Raghav is an Indian Assamese-language action film produced by JB Production and directed by Jatin Bora. The film's cast includes Jatin Bora, Nishita Goswami, Mridula Boruah, Hiranya Deka and Sumi Borah. It was released on 27 October 2023. However, It flopped in the box office.

== Plot ==
Raghav, a taxi driver by profession, is a complex and tragic figure. He is a man who loves and cares deeply for his mother and younger brother, even though they hate him for reasons unknown to him. Despite their rejection, Raghav never fails to provide for them, sacrificing everything he has for their well-being.

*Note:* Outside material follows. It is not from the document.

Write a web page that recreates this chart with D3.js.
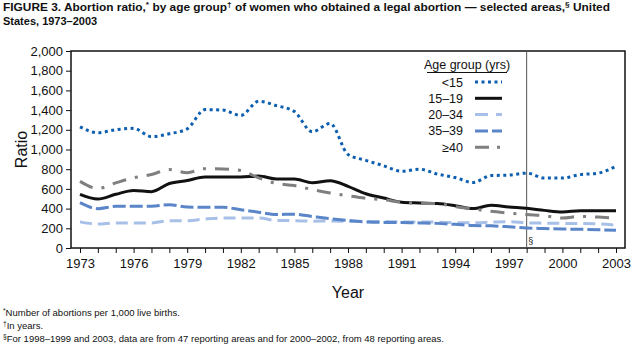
<!DOCTYPE html>
<html>
<head>
<meta charset="utf-8">
<script src="https://cdn.jsdelivr.net/npm/d3@7"></script>
<style>
  body { margin: 0; background: #fff; }
  svg { display: block; font-family: "Liberation Sans", Arial, sans-serif; }
</style>
</head>
<body>
<script>
// Abortion ratio by age group, 1973–2003
var years = [1973,1974,1975,1976,1977,1978,1979,1980,1981,1982,1983,1984,1985,1986,1987,1988,
             1989,1990,1991,1992,1993,1994,1995,1996,1997,1998,1999,2000,2001,2002,2003];
var under15 = [1230,1170,1200,1215,1130,1160,1210,1405,1400,1345,1490,1445,1385,1180,1265,950,
               890,835,780,800,750,715,665,735,740,760,710,710,745,760,830];
var age15to19 = [545,497,545,585,572,655,685,720,720,720,730,700,700,662,682,626,
                 551,507,465,457,451,429,400,433,416,403,382,366,378,379,379];
var age20to34 = [265,243,254,254,254,277,277,294,304,304,304,280,278,272,275,270,
                 268,268,265,265,262,258,255,262,268,256,252,250,250,245,232];
var age35to39 = [460,399,423,423,423,440,416,413,413,389,364,340,343,320,298,280,
                 265,260,260,255,250,240,228,225,215,203,198,193,190,186,179];
var age40plus = [676,605,661,712,746,797,765,805,803,786,712,655,634,593,559,530,
                 505,490,465,455,450,420,396,372,355,340,328,304,321,314,304];
var yTicks = [0,200,400,600,800,1000,1200,1400,1600,1800,2000];
var xLabels = [1973,1976,1979,1982,1985,1988,1991,1994,1997,2000,2003];
var groups = ["<15", "15–19", "20–34", "35–39", "≥40"];

var series = [
  {name: groups[0], values: under15,   color: "#0c5fb0", dash: "3,3.5",    key: "3,3.5"},
  {name: groups[1], values: age15to19, color: "#111111", dash: null,       key: null},
  {name: groups[2], values: age20to34, color: "#a8c0e8", dash: "12,6",     key: "13,8"},
  {name: groups[3], values: age35to39, color: "#5a85c8", dash: "13,4",     key: "13,4"},
  {name: groups[4], values: age40plus, color: "#7f7f7f", dash: "14,9,3,9", key: "14,8,3,9"}
];

var width = 640, height = 346;
var box = {left: 71, right: 625, top: 51, bottom: 248};

var svg = d3.select("body").append("svg")
    .attr("width", width)
    .attr("height", height);

// Adds "text" + superscript pieces to a text element
function withMarks(sel, parts) {
  parts.forEach(p => {
    if (p.sup) {
      sel.append("tspan").attr("font-size", "0.7em").attr("baseline-shift", "super").text(p.sup);
    } else {
      sel.append("tspan").text(p.t);
    }
  });
}

// Title
var title = svg.append("g")
    .attr("font-weight", "bold")
    .attr("font-size", 11)
    .attr("fill", "#111");
var t1 = title.append("text").attr("x", 3).attr("y", 11)
    .attr("textLength", 607).attr("lengthAdjust", "spacingAndGlyphs");
withMarks(t1, [
  {t: "FIGURE 3. Abortion ratio,"}, {sup: "*"},
  {t: " by age group"}, {sup: "†"},
  {t: " of women who obtained a legal abortion — selected areas,"}, {sup: "§"},
  {t: " United"}
]);
title.append("text").attr("x", 3).attr("y", 25)
    .text("States, 1973–2003");

// Scales
var x = d3.scaleLinear().domain([1973, 2003]).range([80, 616]);
var y = d3.scaleLinear().domain([0, 2000]).range([box.bottom, box.top]);

// Frame
svg.append("rect")
    .attr("x", box.left).attr("y", box.top)
    .attr("width", box.right - box.left).attr("height", box.bottom - box.top)
    .attr("fill", "none").attr("stroke", "#111").attr("stroke-width", 1.5);

// Y axis
var yAxis = d3.axisLeft(y).tickValues(yTicks).tickSize(5).tickPadding(3)
    .tickFormat(d3.format(","));
var gy = svg.append("g")
    .attr("transform", "translate(" + box.left + ",0)")
    .call(yAxis);
gy.select(".domain").remove();
gy.selectAll("line").attr("stroke", "#111");
gy.selectAll("text").attr("font-size", 13).attr("fill", "#111")
    .attr("font-family", "Liberation Sans, Arial, sans-serif");

// X axis: tick every year, label every third year
var xAxis = d3.axisBottom(x).tickValues(years).tickSize(5).tickPadding(6)
    .tickFormat(d => xLabels.indexOf(d) >= 0 ? d : "");
var gx = svg.append("g")
    .attr("transform", "translate(0," + box.bottom + ")")
    .call(xAxis);
gx.select(".domain").remove();
gx.selectAll("line").attr("stroke", "#111");
gx.selectAll("text").attr("font-size", 13).attr("fill", "#111")
    .attr("font-family", "Liberation Sans, Arial, sans-serif");

// Axis titles
svg.append("text")
    .attr("x", (box.left + box.right) / 2).attr("y", 298)
    .attr("text-anchor", "middle").attr("font-size", 16).attr("fill", "#111")
    .text("Year");
svg.append("text")
    .attr("transform", "translate(27," + ((box.top + box.bottom) / 2) + ") rotate(-90)")
    .attr("text-anchor", "middle").attr("font-size", 16).attr("fill", "#111")
    .text("Ratio");

// Reporting-area break in 1998
svg.append("line")
    .attr("x1", x(1998)).attr("x2", x(1998))
    .attr("y1", box.top).attr("y2", box.bottom)
    .attr("stroke", "#555").attr("stroke-width", 1);
svg.append("text")
    .attr("x", x(1998) + 1.5).attr("y", box.bottom - 4)
    .attr("font-size", 9).attr("fill", "#111")
    .text("§");

// Lines
var line = d3.line()
    .x((d, i) => x(years[i]))
    .y(d => y(d))
    .curve(d3.curveMonotoneX);

svg.selectAll(".series")
    .data(series)
    .enter()
    .append("path")
        .attr("class", "series")
        .attr("d", d => line(d.values))
        .attr("fill", "none")
        .attr("stroke", d => d.color)
        .attr("stroke-width", 3)
        .attr("stroke-linejoin", "round")
        .attr("stroke-dasharray", d => d.dash);

// Legend
var legend = svg.append("g");
legend.append("text")
    .attr("x", 467).attr("y", 69)
    .attr("text-anchor", "middle").attr("font-size", 12.5).attr("fill", "#111")
    .text("Age group (yrs)");
legend.append("line")
    .attr("x1", 427).attr("x2", 507).attr("y1", 72.5).attr("y2", 72.5)
    .attr("stroke", "#111").attr("stroke-width", 1.2);

var items = legend.selectAll(".item")
    .data(series)
    .enter()
    .append("g")
        .attr("class", "item")
        .attr("transform", (d, i) => "translate(0," + (82 + i * 16.3) + ")");
items.append("text")
    .attr("x", 463).attr("y", 4.5)
    .attr("text-anchor", "end").attr("font-size", 12.5).attr("fill", "#111")
    .text(d => d.name);
items.append("line")
    .attr("x1", 475).attr("x2", 502).attr("y1", 0).attr("y2", 0)
    .attr("stroke", d => d.color)
    .attr("stroke-width", 3)
    .attr("stroke-dasharray", d => d.key);

// Footnotes
var notes = svg.append("g").attr("font-size", 9.5).attr("fill", "#111");
withMarks(notes.append("text").attr("x", 3).attr("y", 316),
  [{sup: "*"}, {t: "Number of abortions per 1,000 live births."}]);
withMarks(notes.append("text").attr("x", 3).attr("y", 329),
  [{sup: "†"}, {t: "In years."}]);
withMarks(notes.append("text").attr("x", 3).attr("y", 342),
  [{sup: "§"}, {t: "For 1998–1999 and 2003, data are from 47 reporting areas and for 2000–2002, from 48 reporting areas."}]);
</script>
</body>
</html>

His unwavering devotion to his family, despite their hatred, keeps him committed rarely pursuing the answers he craves for.

== Cast ==

- Jatin Bora as Raghav
- Mridula Baruah
- Hiranya Deka
- Nishita Goswami
- Bibhuti Bhushan Hazarika
- Chinmoy Kataki
- Jivittesh Mazumdar
- Sumi Borah
- Rajiv Rajneesh

== Production ==
Raghav was made under the banner of JB Production and directed by Jatin Bora.

== Release ==
The film was released on 27 October 2023.

==Soundtracks==

All songs of this film were composed by Zubeen Garg.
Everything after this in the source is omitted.